Die Luft für einen Sprengkandidaten gegen das offizielle SVP-Dreierticket ist dünn. So jedenfalls sind die Beschlüsse der Fraktionen zu interpretieren. Die Freisinnigen bestätigten gestern ihre Position, einen der von der SVP vorgeschlagenen Kandidaten als Nachfolger von Eveline Widmer-Schlumpf (BDP) zu wählen. Auf einen Namen konnte sich die Fraktion aber nicht einigen. Der Zuger Thomas Aeschi dürfte am meisten FDP-Stimmen auf sich vereinen, auch weil er beim Hearing überzeugt hat.
In der Mitte scheint die Lust auf ein Störmanöver – als Protest gegen die umstrittene Ausschlussklausel der SVP – eher klein. Zwar gibt es in der CVP Sympathien für eine wilde Kandidatur, im Vordergrund steht SVP-Nationalrat Thomas Hurter (SH). Doch nur eine Minderheit will erneut einen Hosenlupf wagen. Der Beschluss der CVP-Fraktion: Stimmfreigabe für einen Kandidaten des offiziellen Trios – zumindest solange die SVP keine Spielchen treibt und plötzlich einen der offiziellen Kandidaten zurückzieht.
Stimmfreigabe fürs Dreierticket gilt auch bei BDP und GLP. Während bei den beiden Kleinparteien zu Beginn der Tessiner Norman Gobbi am meisten Stimmen erhalten dürfte, hat bei der CVP Guy Parmelin die Nase vorn.
Im Dilemma ist die SP. Sie hätte nur allzu gern einen ernsthaften Sprengkandidaten lanciert. Doch den Sozialdemokraten fehlen ermunternde Signale aus der Mitte. So stand SP-Chef Christian Levrat gestern nach der Fraktionssitzung etwas hilflos vor den Medien. Zu mehr als einem offiziellen Gobbi-Nein vermochten sich die Genossen noch nicht durchzuringen (siehe Interview unten). Über das definitive Vorgehen will die SP erst heute Morgen früh entscheiden.
Bei den Genossen stellt sich insbesondere die Frage, ob man ein Manöver mit einem Sprengkandidaten riskieren will – auf die Gefahr hin, dass dann doch der «eiserne Besen Blochers», wie manche Linke den Zuger Aeschi betiteln, das Rennen macht. Oder ob man nicht lieber doch Parmelin wählt und damit auf «Schadensbegrenzung» setzt, wie es ein SP-Parlamentarier ausdrückt.

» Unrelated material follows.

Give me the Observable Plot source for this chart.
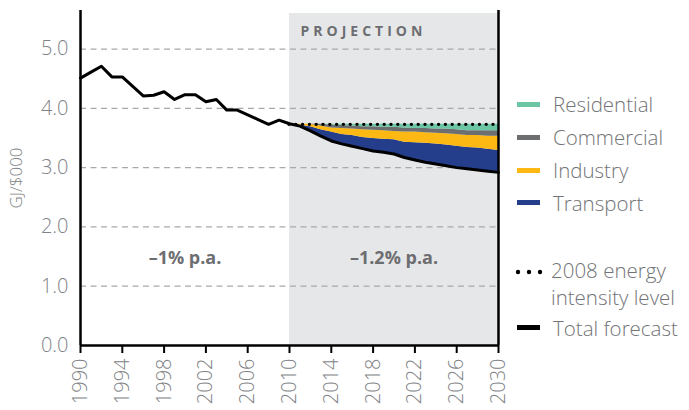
<!DOCTYPE html>
<html><head><meta charset="utf-8">
<script src="https://cdn.jsdelivr.net/npm/d3@7"></script>
<script src="https://cdn.jsdelivr.net/npm/@observablehq/plot@0.6"></script>
<style>
body{margin:0;background:#fff;}
#wrap{position:relative;width:689px;height:410px;overflow:hidden;font-family:"Open Sans",Roboto,"Liberation Sans",sans-serif;font-weight:300;}
#wrap svg{position:absolute;left:0;top:0;}
.lg{position:absolute;left:517px;display:flex;align-items:center;font-size:20.5px;line-height:24px;color:#727376;white-space:nowrap;}
.sw{width:23px;height:5px;margin-right:13px;flex:none;}
</style></head>
<body><div id="wrap"></div>
<script>
// ---- data ----
const totalYears = [1990,1991,1992,1993,1994,1995,1996,1997,1998,1999,2000,2001,2002,2003,2004,2005,2006,2007,2008,2009,2010,
  2011,2012,2013,2014,2015,2016,2017,2018,2019,2020,2021,2022,2023,2024,2025,2026,2027,2028,2029,2030];
const totalValues = [4.51,4.61,4.71,4.53,4.53,4.37,4.21,4.22,4.28,4.15,4.23,4.23,4.11,4.15,3.97,3.97,3.89,3.81,3.73,3.80,3.74,
  3.70,3.62,3.53,3.45,3.40,3.36,3.32,3.28,3.26,3.23,3.17,3.13,3.09,3.06,3.03,3.00,2.98,2.96,2.94,2.92];
const projYears = [2010,2011,2012,2013,2014,2015,2016,2017,2018,2019,2020,2021,2022,2023,2024,2025,2026,2027,2028,2029,2030];
const sectors = ["Transport","Industry","Commercial","Residential"];
const sectorColors = ["#243e8c","#fdb813","#6d6e70","#6cc6a4"];
const transport   = [0,0.02,0.07,0.11,0.15,0.16,0.18,0.19,0.21,0.22,0.24,0.26,0.29,0.32,0.34,0.35,0.36,0.36,0.37,0.37,0.37];
const industry    = [0,0.01,0.04,0.06,0.07,0.10,0.11,0.13,0.14,0.14,0.14,0.17,0.18,0.18,0.18,0.19,0.20,0.20,0.21,0.22,0.24];
const commercial  = [0,0,0,0.03,0.05,0.05,0.05,0.05,0.06,0.06,0.07,0.07,0.06,0.07,0.07,0.08,0.08,0.08,0.08,0.09,0.09];
const residential = [0,0,0,0,0.01,0.02,0.03,0.04,0.04,0.05,0.05,0.06,0.07,0.07,0.08,0.08,0.09,0.11,0.11,0.11,0.11];
const level2008 = 3.73;
const projection = [{start: 2010, end: 2030}];
const xTicks = [1990,1994,1998,2002,2006,2010,2014,2018,2022,2026,2030];
const yTicks = [0,1,2,3,4,5];
const gridTicks = [1,2,3,4,5];
const rateLabels = [{year: 2000, value: 1.47, label: "–1% p.a."},{year: 2020, value: 1.47, label: "–1.2% p.a."}];
const yLabel = "GJ/$000";
const legendItems = [
  {label:"Residential", color:"#6cc6a4", top:92},
  {label:"Commercial", color:"#6d6e70", top:125},
  {label:"Industry", color:"#fdb813", top:158},
  {label:"Transport", color:"#243e8c", top:190.5}
];

// ---- tables ----
const totalRows = totalYears.map((y,i)=>({year:y, value:totalValues[i]}));
const sectorVals = {Transport:transport, Industry:industry, Commercial:commercial, Residential:residential};
const stacked = [];
projYears.forEach((yr,i)=>{
  let base = totalValues[totalYears.indexOf(yr)];
  for (const s of sectors){
    const v = sectorVals[s][i];
    stacked.push({year:yr, sector:s, y1:base, y2:base+v});
    base += v;
  }
});

const gray = "#808285";
const plot = Plot.plot({
  width: 689, height: 410,
  marginLeft: 80, marginRight: 191, marginTop: 10, marginBottom: 65,
  style: {fontFamily: "'Open Sans', Roboto, 'Liberation Sans', sans-serif", fontWeight: 300, background: "transparent", overflow: "visible"},
  x: {domain: [1990, 2030]},
  y: {domain: [0, 5.65]},
  color: {domain: sectors, range: sectorColors},
  marks: [
    Plot.rect(projection, {x1: "start", x2: "end", y1: 0, y2: 5.6, fill: "#e6e7e8"}),
    Plot.gridY(gridTicks, {stroke: "#a7a9ac", strokeOpacity: 1, strokeDasharray: "6,4.5", strokeWidth: 1.3}),
    Plot.areaY(stacked, {x: "year", y1: "y1", y2: "y2", fill: "sector"}),
    Plot.ruleY([level2008], {x1: projection[0].start, x2: projection[0].end, stroke: "black", strokeWidth: 3.4, strokeDasharray: "0,6.8", strokeLinecap: "round"}),
    Plot.line(totalRows, {x: "year", y: "value", stroke: "black", strokeWidth: 3}),
    Plot.ruleX([1990, 2030], {y1: 0, y2: 5.65, stroke: "black", strokeWidth: 2.5}),
    Plot.ruleY([0], {stroke: "black", strokeWidth: 2.5}),
    Plot.axisX({ticks: xTicks, tickFormat: d => String(d), tickRotate: -90, tickSize: 8, tickPadding: 5, stroke: "black", strokeWidth: 2, fill: gray, fontSize: 20, label: null}),
    Plot.axisY({ticks: yTicks, tickFormat: d3.format(".1f"), tickSize: 0, tickPadding: 12, fill: gray, fontSize: 20, label: null}),
    Plot.text(rateLabels, {x: "year", y: "value", text: "label", fontWeight: "bold", fontSize: 18, fill: "#6d6e71"}),
    Plot.text(["PROJECTION"], {x: projection[0].start, y: 5.29, dx: 11, textAnchor: "start", fontWeight: "bold", fontSize: 14, fill: "#6d6e71"}),
    Plot.text([yLabel], {frameAnchor: "left", textAnchor: "middle", dx: -64, rotate: -90, fontSize: 17, fill: gray})
  ]
});
d3.select(plot).selectAll("text").filter(function(){return this.textContent === "PROJECTION";}).attr("letter-spacing", "4px");
const wrap = document.getElementById("wrap");
wrap.appendChild(plot);

// ---- legend ----
for (const it of legendItems){
  const d = document.createElement("div");
  d.className = "lg"; d.style.top = it.top + "px";
  d.innerHTML = `<span class="sw" style="background:${it.color}"></span><span>${it.label}</span>`;
  wrap.appendChild(d);
}
const dl = document.createElement("div");
dl.className = "lg"; dl.style.top = "257px"; dl.style.alignItems = "flex-start"; dl.style.lineHeight = "26.7px";
dl.innerHTML = `<svg width="29" height="26" style="position:static;margin-right:7px;margin-left:-2px;flex:none"><g fill="#000"><circle cx="3" cy="15" r="2.2"/><circle cx="14" cy="15" r="2.2"/><circle cx="25" cy="15" r="2.2"/></g></svg><span>2008 energy<br>intensity level</span>`;
wrap.appendChild(dl);
const tl = document.createElement("div");
tl.className = "lg"; tl.style.top = "315.5px";
tl.innerHTML = `<span class="sw" style="background:#000"></span><span>Total forecast</span>`;
wrap.appendChild(tl);
</script>
</body></html>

Ein anderer Sozialdemokrat meint: «Lancieren wir einen Sprengkandidaten, der dann nur 55 Stimmen macht, machen wir uns lächerlich. Ein solches Cabaret können wir uns nicht leisten.»
Bei den Grünen gilt noch immer die offizielle Losung: Keine Stimme für die SVP! Zumindest im ersten Wahlgang. Dem Vernehmen nach bekommt zu Beginn eine CVP-Frau die grünen Stimmen. Welche, wollen sie heute Morgen früh an der Fraktionssitzung festlegen. Dann werden die Grünen aber ebenfalls bald mal auf einen SVP-Kandidaten umschwenken. Fehlt ein wilder Kandidat, hat auch hier Parmelin die Nase vorn.
Auch die SVP steckte noch einmal die Köpfe zusammen. Grosser Abwesender an der Fraktionssitzung: der potenzielle wilde Kandidat Hurter. Dieser liess sich gestern nicht aus der Reserve locken und wiegelte Journalistenfragen konsequent ab: «Ich sage nichts.»
So lässt er sich alle Optionen offen. Wartet Hurter heute die ersten Wahlrunden ab, um seine Chancen auszuloten?
Auch wenn Hurter zu Beginn Stimmen erhalten wird, für eine Wahl dürfte es nicht reichen. Auch Lega-Staatsrat Gobbi fehlt die entscheidende Hausmacht.
Damit dürfte sich das Rennen zwischen Aeschi – dem Wunschkandidaten der SVP-Leitung – und Parmelin entscheiden. Sehr wahrscheinlich mit dem besseren Ende für den konzilianten Waadtländer.Dank Mitte-Links. Dort scheint es zumindest einen gemeinsamen Nenner zu geben: Den Blocher-Zögling Aeschi will man nicht im Bundesrat haben. Vorteil Parmelin also – dennoch wird es heute Morgen spannend in Bern.